April 1, 2000
NEW YORK – Irish point guard Jimmy Dillon emerged from the locker room with one message for the NIT championship.
The tape on his left ankle read, “40 more.”
Forty more minutes is all that remained of the senior’s dream season. The question is whether he could play the full 40 minutes on a severely sprained ankle.
Dillon’s story is a remarkable one and one that goes right along with the incredible turnaround of Notre Dame basketball.
He entered this season having only started two games. When Doherty got the job, he came to the coach and asked if the team started with a clean slate. When he found out that they did, Dillon pushed himself to the limit.

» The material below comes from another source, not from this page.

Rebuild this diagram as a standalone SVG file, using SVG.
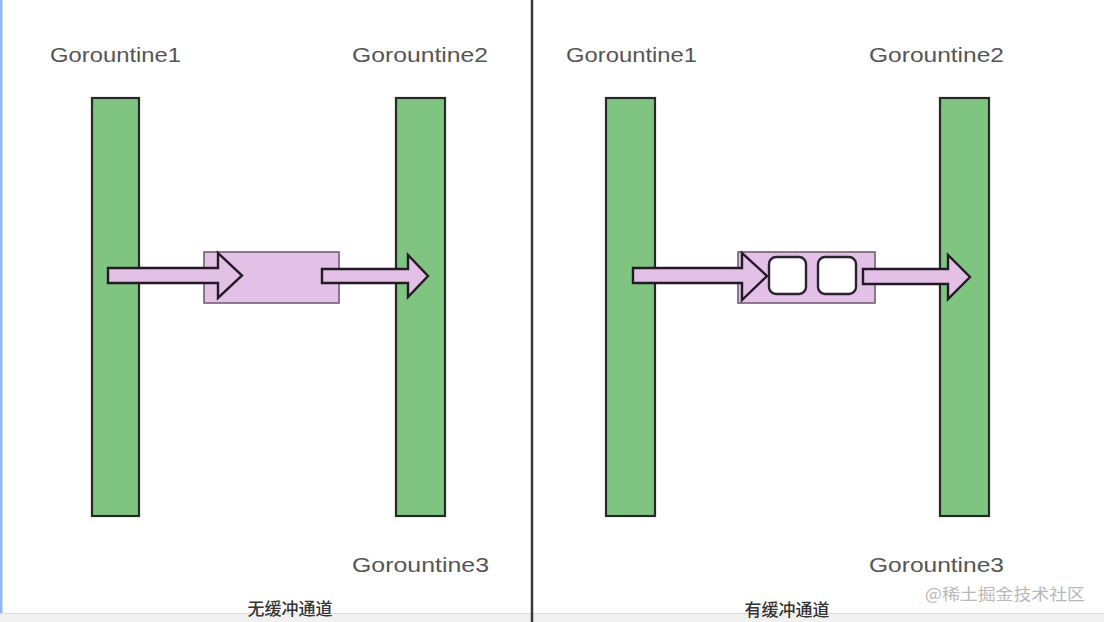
<svg xmlns="http://www.w3.org/2000/svg" width="1104" height="622" viewBox="0 0 1104 622">
<style>
.bar{fill:#7fc581;stroke:#262a26;stroke-width:2.2}
.box{fill:#e3c0e6;stroke:#6e5f70;stroke-width:1.6}
.slot{fill:#ffffff;stroke:#2b2230;stroke-width:2.4}
.arr{fill:#e3c0e6;stroke:#231a26;stroke-width:2.4;stroke-linejoin:miter}
.lbl{font-family:"Liberation Sans",Arial,sans-serif;font-size:21px;fill:#555555}
.cap{font-family:"Noto Sans CJK SC","Noto Sans",sans-serif;font-size:17px;fill:#333333;font-weight:500}
.wm{font-family:"Noto Sans CJK SC","Noto Sans",sans-serif;font-size:16px;fill:#b8b8b8}
</style>
<rect x="0" y="0" width="1104" height="622" fill="#ffffff"/>
<rect x="0" y="0" width="2.5" height="614" fill="#8fb8f0"/>
<rect x="0" y="613" width="1104" height="9" fill="#f1f1f1"/>
<line x1="0" y1="613.5" x2="1104" y2="613.5" stroke="#dcdcdc" stroke-width="1"/>
<line x1="532" y1="0" x2="532" y2="622" stroke="#3a3a3a" stroke-width="2.5"/>

<g id="g1-left">
<text class="lbl" x="50" y="62" textLength="131" lengthAdjust="spacingAndGlyphs">Gorountine1</text>
<rect class="bar" x="92" y="98" width="47" height="418"/>
</g>
<g id="g2-left">
<text class="lbl" x="352" y="62" textLength="136" lengthAdjust="spacingAndGlyphs">Gorountine2</text>
<text class="lbl" x="352" y="572" textLength="137" lengthAdjust="spacingAndGlyphs">Gorountine3</text>
<rect class="bar" x="396" y="98" width="49" height="418"/>
</g>
<g id="chan-left">
<rect class="box" x="204" y="252" width="135" height="51"/>
</g>

<g id="g1-right">
<text class="lbl" x="566" y="62" textLength="131" lengthAdjust="spacingAndGlyphs">Gorountine1</text>
<rect class="bar" x="606" y="98" width="49" height="418"/>
</g>
<g id="g2-right">
<text class="lbl" x="869" y="62" textLength="135" lengthAdjust="spacingAndGlyphs">Gorountine2</text>
<text class="lbl" x="869" y="572" textLength="135" lengthAdjust="spacingAndGlyphs">Gorountine3</text>
<rect class="bar" x="940" y="98" width="49" height="418"/>
</g>
<g id="chan-right">
<rect class="box" x="738" y="252" width="137" height="51"/>
<rect class="slot" x="769" y="257" width="37" height="37" rx="7"/>
<rect class="slot" x="818" y="257" width="38" height="37" rx="7"/>
</g>

<g id="connectors">
<polygon class="arr" points="108,268 218,268 218,253 242,275.5 218,298 218,283 108,283"/>
<polygon class="arr" points="322,269 408,269 408,255 428,276 408,297 408,283 322,283"/>
<polygon class="arr" points="633,268 742,268 742,253 767,276 742,300 742,283 633,283"/>
<polygon class="arr" points="863,269 948,269 948,255 970,277 948,299 948,284 863,284"/>
</g>

<text class="cap" x="290" y="615" text-anchor="middle">无缓冲通道</text>
<text class="cap" x="787" y="616" text-anchor="middle">有缓冲通道</text>
<text class="wm" x="925" y="600" textLength="160" lengthAdjust="spacingAndGlyphs">@稀土掘金技术社区</text>
</svg>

“I’m just proud to be around such a select group of guys,” Dillon said. “I have to credit our coaching staff and our players, I didn’t know how the season was going to go in the beginning with a new coaching staff and a new system. I need to thank Coach for giving me the opportunity to lead this team. Throughout the whole year we knew we had something special, we knew we can compete with anybody.”
This season Dillon finished with 214 assists which is the most on the team.
With 3.4 seconds remaining, Dillon checked out of the his final college game. It marked an emotional moment for not only the senior but also his coach.
“To see him walk off the court, I know the feeling,” Doherty said. “It is not a good feeling. It is tough peeling that jersey off for the last time.”
The senior finished the game with five assists and five points. His five assists in the championship game tied the school’s single season assist record at 214. Dillon now shares the record with Jack Meehan who set his mark in 1970-71.
Dillon currently holds the record for most steals in a season with 66.
“He turned out to be a pretty darn good college point guard,” Doherty said of Dillon. “I am proud of him. He is a special kid and he has overcome a lot.”
His modest figures do not truly lend themselves to the impact the senior had. With 15:43 remaining, Dillon entered the team huddle for the timeout. Instead of listening to Doherty try and pump the team up, Dillon took it into his own hands.
It is that type of desire and passion that will make Dillon very hard to replace.
“Without Jimmy Dillon, we don’t win 22 basketball games,” Dillon said. “It is because of his toughness, his energy, his leadership and his athleticism.”
It is not always the points that matter in basketball. It is the leadership.
Doherty just happened to find an unlikely leader in a kid that rode the bench for most of his collegiate career.